Pero no todo está perdido. El sano aburrimiento asoma a cada esquina, solo tenemos que reanimar a esa imaginación maltrecha, alimentándola con cuentos, rimas y canciones, con historias, aventuras y romances. El Robinson Crusoe es un estimulo a la perseverancia y a la lucha contra la adversidad, Los viajes de Gulliver un antídoto frente a la intolerancia y la discriminación, los cuentos de hadas contienen miles de lecciones morales, todas, todas ellas, trasmitidas a través del asombro, la ilusión y la fantasía, las novelas de Verne son una ventana fantástica a mundos de progreso técnico donde todavía el protagonista es el hombre, las de Salgari y Sabatini una puerta que se abre a tiempos de aventuras en procelosos mares, las de Stevenson muestran magistralmente ritos de paso de niños que se convierten en hombres, las leyendas y los mitos les hablarán de dramas, prodigios y debilidades humanas con la maravilla de por medio, las novelas de Alcott y las Brontë les educaran sentimentalmente y les enseñaran a apreciar la caballerosidad, la delicadeza, el valor de la renuncia y el amor verdadero, por su parte, la valentía y el sacrificio los encontrarán en las historias heroicas de Sigfrido, de Perseo o del rey Arturo, y tantas y tantas otras cosas que abrirán su imaginación y les impulsarán a explorar, tanto su vida interior, incrementando el conocimiento de si mismos, como las maravillas de lo creado que les rodean con abrazo amoroso del Creador.

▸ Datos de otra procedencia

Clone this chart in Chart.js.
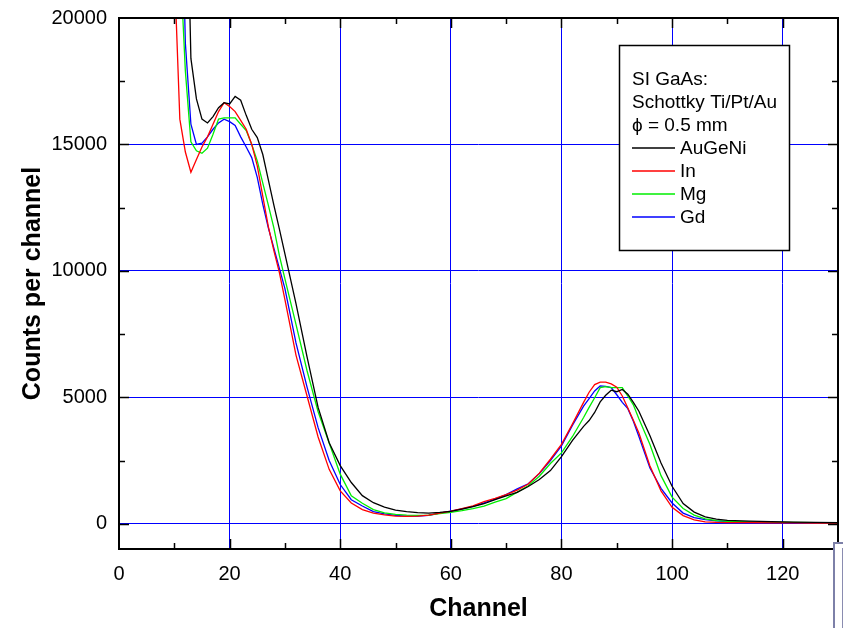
<!DOCTYPE html>
<html lang="en">
<head>
    <meta charset="UTF-8">
    <title>Counts per channel</title>
    <script src="https://cdn.jsdelivr.net/npm/chart.js@4.4.0/dist/chart.umd.min.js"></script>
    <style>
        body { margin: 0; background: #fff; }
        #wrap { position: relative; width: 843px; height: 628px; }
        #myChart { position: absolute; left: 0; top: 0; }
        /* leftover window edge in the bottom right corner */
        #edge {
            position: absolute; left: 833px; top: 542px; width: 8px; height: 86px;
            border-left: 2px solid #7d80a8; border-top: 2px solid #7d80a8; background: #fff;
        }
        #edge div { position: absolute; left: 7px; top: 4px; bottom: 0; border-left: 1px solid #8a8cb0; }
    </style>
</head>
<body>
<div id="wrap">
    <canvas id="myChart" width="843" height="628"></canvas>
    <div id="edge"><div></div></div>
</div>
<script>
    // channel numbers (x) shared by all four spectra
    const channels = [9,10,11,12,13,14,15,16,17,18,19,20,21,22,23,24,25,26,27,28,29,30,
        32,34,36,38,40,42,44,46,48,50,52,54,56,58,60,62,64,66,68,70,72,74,76,78,80,82,84,
        85,86,87,88,89,90,91,92,93,94,
        96,98,100,102,104,106,108,110,
        114,118,122,126,130];

    // counts per channel
    const auGeNi = [30000,30000,30000,28000,18400,16800,16000,15850,16100,16450,16650,16600,16900,16750,16150,15600,15270,14600,13600,12600,11650,10670,
        8700,6600,4600,3200,2300,1630,1110,830,660,540,480,440,420,450,490,580,680,790,950,1100,1240,1470,1750,2100,2650,3300,3850,
        4080,4400,4820,5080,5280,5220,5310,5120,4800,4450,
        3480,2400,1480,800,460,270,180,130,
        100,80,60,50,40];
    const inCounts = [30000,22000,16000,14700,13900,14400,14900,15300,15800,16300,16650,16500,16300,15950,15600,15000,14150,12950,11750,10800,9930,8860,
        6670,5050,3430,2150,1300,820,560,420,350,300,290,300,340,420,500,600,710,870,1000,1150,1330,1570,2000,2550,3140,3950,4800,
        5200,5500,5600,5600,5530,5400,5050,4580,4090,3590,
        2280,1300,650,320,150,75,55,45,
        40,35,30,25,20];
    const mgCounts = [30000,30000,22500,17900,15100,14750,14650,14850,15400,16000,16050,16050,16050,15800,15550,15000,14350,13470,12600,11700,10600,9680,
        7880,6050,4430,3190,1960,1100,810,560,430,370,340,330,340,400,450,520,600,700,850,990,1250,1500,1880,2380,2800,3450,4200,
        4600,4980,5380,5420,5380,5380,5380,5050,4700,4150,
        3130,1900,1050,600,340,190,120,90,
        70,60,50,40,30];
    const gdCounts = [30000,30000,28000,19000,15800,15000,15050,15300,15600,15850,16000,15900,15750,15300,14900,14480,13700,12630,11700,10900,10100,9300,
        7150,5400,3800,2500,1550,950,700,480,390,330,300,300,330,420,500,590,690,820,970,1150,1380,1580,1980,2500,3080,3900,4650,
        4950,5250,5450,5430,5380,5100,4800,4550,4050,3450,
        2200,1400,820,420,240,160,110,80,
        60,50,40,30,25];

    const seriesNames = ['AuGeNi', 'In', 'Mg', 'Gd'];
    const seriesColors = ['#000000', '#ff0000', '#00ee00', '#0000ff'];
    const seriesValues = [auGeNi, inCounts, mgCounts, gdCounts];

    // tick labels
    const xTicks = [0, 20, 40, 60, 80, 100, 120];
    const yTicks = [0, 5000, 10000, 15000, 20000];
    const legendHeader = ['SI GaAs:', 'Schottky Ti/Pt/Au', '\u03D5 = 0.5 mm'];

    const FONT = '"Liberation Sans", Arial, sans-serif';
    const GRID_BLUE = '#0000ff';

    function f_points(p_vals) {
        return channels.map(function (c, i) { return { x: c, y: p_vals[i] }; });
    }

    // black frame, inward ticks on all four sides, boxed legend
    const framePlugin = {
        id: 'frame',
        afterDraw(chart) {
            const ctx = chart.ctx;
            const a = chart.chartArea;
            const xs = chart.scales.x, ys = chart.scales.y;
            ctx.save();
            ctx.strokeStyle = '#000';
            ctx.lineWidth = 1.5;
            ctx.beginPath();
            for (let v = 10; v < 130; v += 10) {
                const px = Math.round(xs.getPixelForValue(v)) + 0.5;
                const len = v % 20 === 0 ? 10 : 6;
                ctx.moveTo(px, a.bottom); ctx.lineTo(px, a.bottom - len);
                ctx.moveTo(px, a.top); ctx.lineTo(px, a.top + len);
            }
            for (let v = 0; v < 20000; v += 2500) {
                const py = Math.round(ys.getPixelForValue(v)) + 0.5;
                const len = v % 5000 === 0 ? 10 : 6;
                ctx.moveTo(a.left, py); ctx.lineTo(a.left + len, py);
                ctx.moveTo(a.right, py); ctx.lineTo(a.right - len, py);
            }
            ctx.stroke();
            ctx.lineWidth = 2;
            ctx.strokeRect(a.left, a.top, a.right - a.left, a.bottom - a.top);

            // legend box
            const bx = 619, by = 45, bw = 170, bh = 205;
            ctx.fillStyle = '#fff';
            ctx.fillRect(bx, by, bw, bh);
            ctx.lineWidth = 1.5;
            ctx.strokeRect(bx + 0.5, by + 0.5, bw, bh);
            ctx.fillStyle = '#000';
            ctx.font = '19px ' + FONT;
            ctx.textBaseline = 'alphabetic';
            let base = 85;
            legendHeader.forEach(function (t) {
                ctx.fillText(t, 632, base);
                base += 23;
            });
            chart.data.datasets.forEach(function (ds) {
                ctx.strokeStyle = ds.borderColor;
                ctx.lineWidth = 1.3;
                ctx.beginPath();
                ctx.moveTo(632, base - 6);
                ctx.lineTo(675, base - 6);
                ctx.stroke();
                ctx.fillText(ds.label, 680, base);
                base += 23;
            });
            ctx.restore();
        }
    };

    const ctx = document.getElementById('myChart').getContext('2d');
    const myChart = new Chart(ctx, {
        type: 'line',
        data: {
            datasets: seriesNames.map(function (name, i) {
                return {
                    label: name,
                    data: f_points(seriesValues[i]),
                    borderColor: seriesColors[i],
                    borderWidth: 1.3,
                    pointRadius: 0,
                    tension: 0,
                    fill: false
                };
            })
        },
        options: {
            responsive: false,
            animation: false,
            devicePixelRatio: 1,
            layout: { padding: { top: 18, right: 5, left: 0, bottom: 0 } },
            plugins: { legend: { display: false }, tooltip: { enabled: false } },
            scales: {
                x: {
                    type: 'linear',
                    min: 0,
                    max: 130,
                    afterBuildTicks: function (s) { s.ticks = xTicks.map(function (v) { return { value: v }; }); },
                    afterFit: function (s) { s.height = 79; s.paddingLeft = 0; s.paddingRight = 0; },
                    border: { display: false },
                    grid: {
                        drawTicks: false,
                        lineWidth: 1,
                        color: function (c) { return c.tick && c.tick.value === 0 ? 'rgba(0,0,0,0)' : GRID_BLUE; }
                    },
                    ticks: {
                        color: '#000', font: { family: FONT, size: 20 }, padding: 13, maxRotation: 0, autoSkip: false,
                        callback: function (v) { return String(v); }
                    },
                    title: {
                        display: true, text: 'Channel', color: '#000',
                        font: { family: FONT, size: 25, weight: 'bold' },
                        padding: { top: 0, bottom: 4 }
                    }
                },
                y: {
                    type: 'linear',
                    min: -1000,
                    max: 20000,
                    afterBuildTicks: function (s) { s.ticks = yTicks.map(function (v) { return { value: v }; }); },
                    afterFit: function (s) { s.width = 119; s.paddingTop = 0; s.paddingBottom = 0; },
                    border: { display: false },
                    grid: {
                        drawTicks: false,
                        lineWidth: 1,
                        color: function (c) { return c.tick && c.tick.value === 20000 ? 'rgba(0,0,0,0)' : GRID_BLUE; }
                    },
                    ticks: {
                        color: '#000', font: { family: FONT, size: 20 }, padding: 12,
                        callback: function (v) { return String(v); }
                    },
                    title: {
                        display: true, text: 'Counts per channel', color: '#000',
                        font: { family: FONT, size: 25, weight: 'bold' },
                        padding: { top: 18, bottom: 0 }
                    }
                }
            }
        },
        plugins: [framePlugin]
    });
</script>
</body>
</html>
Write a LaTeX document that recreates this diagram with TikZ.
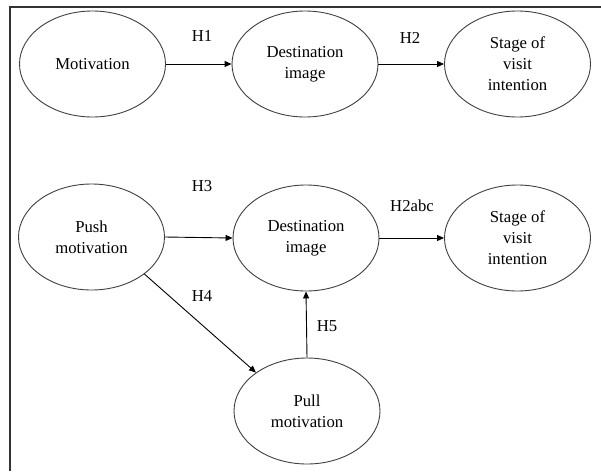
\documentclass[tikz,border=0pt]{standalone}
\usepackage{fontspec}
\setmainfont{LiberationSerif-Regular.ttf}
\usetikzlibrary{shapes.geometric,arrows.meta}
\begin{document}
\begin{tikzpicture}[x=1pt,y=-1pt,
  ell/.style={draw=black!75,line width=0.9pt,ellipse,minimum width=146pt,minimum height=106pt,inner sep=0pt,align=center,font=\rmfamily\fontsize{16.7}{21}\selectfont},
  lbl/.style={font=\rmfamily\fontsize{16.7}{21}\selectfont,inner sep=0pt},
  conn/.style={draw=black,line width=0.9pt,-{Triangle[length=7pt,width=6pt]}}]
\useasboundingbox (0,0) rectangle (601,471);
\fill[white] (0,0) rectangle (601,471);
\coordinate (fbl) at (10,471);
\coordinate (ftl) at (10,7);
\coordinate (ftr) at (601,7);
\draw[line width=1.4pt,black!80] (fbl) -- (ftl) -- (ftr);
% top row
\node[ell] (mot) at (92.5,64) {Motivation};
\node[ell] (dest1) at (305,64) {Destination\\image};
\node[ell] (stage1) at (517.5,64) {Stage of\\visit\\intention};
\draw[conn] (mot) -- (dest1);
\draw[conn] (dest1) -- (stage1);
\node[lbl] (h1) at (202,36) {H1};
\node[lbl] (h2) at (410,38) {H2};
% bottom
\node[ell] (push) at (91.5,237) {Push\\motivation};
\node[ell] (dest2) at (306,238) {Destination\\image};
\node[ell] (stage2) at (517.5,238) {Stage of\\visit\\intention};
\node[ell] (pull) at (307,411) {Pull\\motivation};
\draw[conn] (push.east) -- (dest2.west);
\draw[conn] (dest2) -- (stage2);
\draw[conn] (push.-35) -- (pull.143);
\draw[conn] (pull.north) -- (dest2.south);
\node[lbl] (h3) at (202,186) {H3};
\node[lbl] (h2abc) at (412,206) {H2abc};
\node[lbl] (h4) at (202,296) {H4};
\node[lbl] (h5) at (327,326) {H5};
\end{tikzpicture}
\end{document}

El chico de la Isla del Tesoro de John Rea Neill (1877-1943) y Chico leyendo aventuras de Norman Rockwell (1894-1978).
Por eso es importante que nuestros hijos lean, que lean buenos libros y que disfruten leyéndolos. Para que así fantaseen, imaginen, reflexionen, mediten, piensen… para que tengan vida interior, para que puedan ejercer con prudencia, caridad y justicia el gobierno de sí mismos, sin olvidarse de mirar más arriba, atendiendo a las cosas que no se ven (recordemos a San Pablo en 2 Corintios, 4:18 y en 1 Corintios 13:12).
Cierto, sé, como ustedes saben, que los libros, solo los libros, no bastan. Ellos son únicamente alimento, y no todo, aunque sí una parte importante de esa dieta en fantasía y maravilla que su imaginación necesita para recuperarse y hacerse fuerte. La contemplación y el contacto directo y natural con lo creado harán el resto (espíritu junto a materia, pues eso somos, ¿no?).
Decía San Buenaventura que «nuestra mente contempla a Dios, ya fuera de nosotros, por las criaturas, que son como unos vestigios, o huellas del Criador; ya dentro de nosotros por la imaginación, o fantasía; y ya sobre nosotros por aquella luz sobre natural del Divino semblante que está impresa en nuestras almas».
Ilustración de Edward Ardizzone (1900–1979).
Pero antes deberemos relegar a un oscuro rincón ese sucedáneo de la realidad que llaman elegantemente virtual, y con ello hacer un uso restringido y prudente de las pantallas, tablets, teléfonos y televisores. Y no es esta tarea fácil, es más se trata de una tarea hercúlea y por lo tanto, heroica. Pero, ¿qué otra cosa debemos ser para nuestros hijos sino héroes? ¿No somos eso para ellos desde que nacen? Pues continuemos siéndolo, o al menos esforcémonos en serlo.
No desistamos, pues, démosles las armas, instruyámosles en su manejo y dejemos que combatan a nuestro lado con aquello que Dios les ha regalado (1 Corintios, 16:13). Alimentemos su imaginación con buenos libros, ayudando así a que cumplan con su destino de hombres.
(Este artículo fue publicado el 5 de abril de 2017 en mi blog, «De libros, padres e hijos»).